I recently mixed a folk-rock track where the artist had applied the same plate reverb preset to every vocal track. The layers blended together into an indistinct cloud of sound. By using different reverb types and send levels for each layer, we created depth and separation:
- Lead vocal: Short room reverb for intimacy
- Close harmony: Medium hall reverb, 20% wet
- Background vocals: Long hall reverb, 40% wet
- Ad-libs: Filtered delay for movement
Myth 6: Vocal Layers Should Always Be Recorded With the Same Microphone
Microphone matching seems logical—use the same mic for consistency across all vocal layers. But this approach misses an opportunity to create natural tonal variation that helps layers occupy distinct spaces in the frequency spectrum.
Different microphones emphasize different frequency ranges and add unique harmonic content. A Neumann U47 might provide warmth and body for your lead vocal, while a brighter Neumann U87 could add presence to harmony parts without competing directly with the lead.
Producer Rick Rubin famously encourages microphone diversity in vocal sessions. For Johnny Cash's "American Recordings" series, different vocal elements were often captured with different mics to create a more complex, layered sound palette.
Consider these microphone pairings for natural separation:
- Lead + Harmony: Warm tube mic (lead) + brighter condenser (harmony)

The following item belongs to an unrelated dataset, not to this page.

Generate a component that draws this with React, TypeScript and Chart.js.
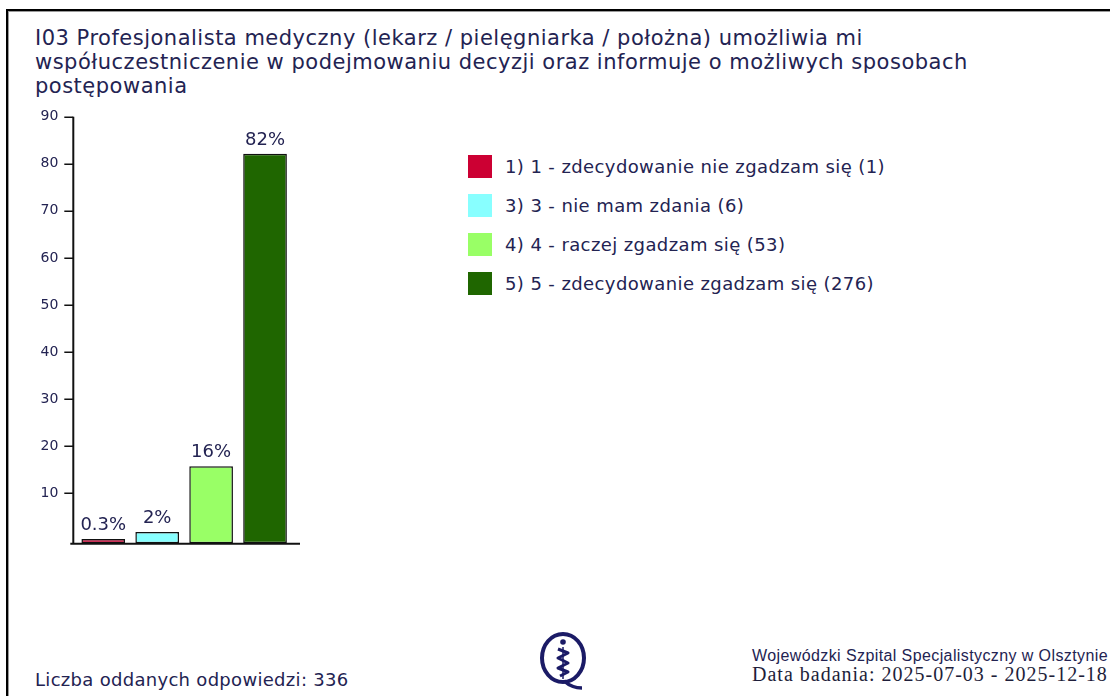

- Lead + Double: Large-diaphragm condenser (lead) + dynamic mic (double)
- Multiple harmonies: Different polar patterns (cardioid, figure-8, omnidirectional)
Myth 7: More Processing Makes Vocals Sit Better in Dense Mixes
When vocals get lost in a busy arrangement, the instinct is to add more processing—more EQ, more compression, more saturation. This approach often backfires, creating an over-processed sound that feels disconnected from the music rather than integrated with it.
The solution usually lies in arrangement and frequency management rather than aggressive processing. Sometimes the problem isn't that your vocals need more processing, but that other elements in the mix are occupying the same frequency space.
During a recent session with indie band Coastal Drift, the vocals kept disappearing despite heavy compression and bright EQ boosts. The real issue was a guitar part that lived in the same 2-5 kHz range as the vocal. By slightly EQing the guitar instead of over-processing the vocal, we achieved perfect balance with minimal effort.
"Sometimes the best vocal processing is no vocal processing. Clear arrangements often matter more than clever plugin chains."
Building Vocal Layers That Actually Work
Effective vocal layering comes down to understanding each layer's purpose within the larger musical context. Rather than following rigid rules, focus on serving the song's emotional needs while maintaining clarity and separation in the mix.
Start with a strong lead vocal performance—no amount of layering can fix a weak foundation. Then add layers strategically, asking what each new element contributes to the overall impact. Sometimes that means adding power and thickness; other times it means creating width or adding emotional texture.
The goal isn't to create the most layers possible, but to create the most effective layers necessary. When done right, vocal layering enhances the song's message and emotional impact without drawing attention to the technique itself.
Next time you're building vocal arrangements, resist the urge to follow conventional wisdom blindly. Instead, let your ears guide the process, and remember that the best vocal layers feel like a natural extension of the performance rather than an obvious studio creation.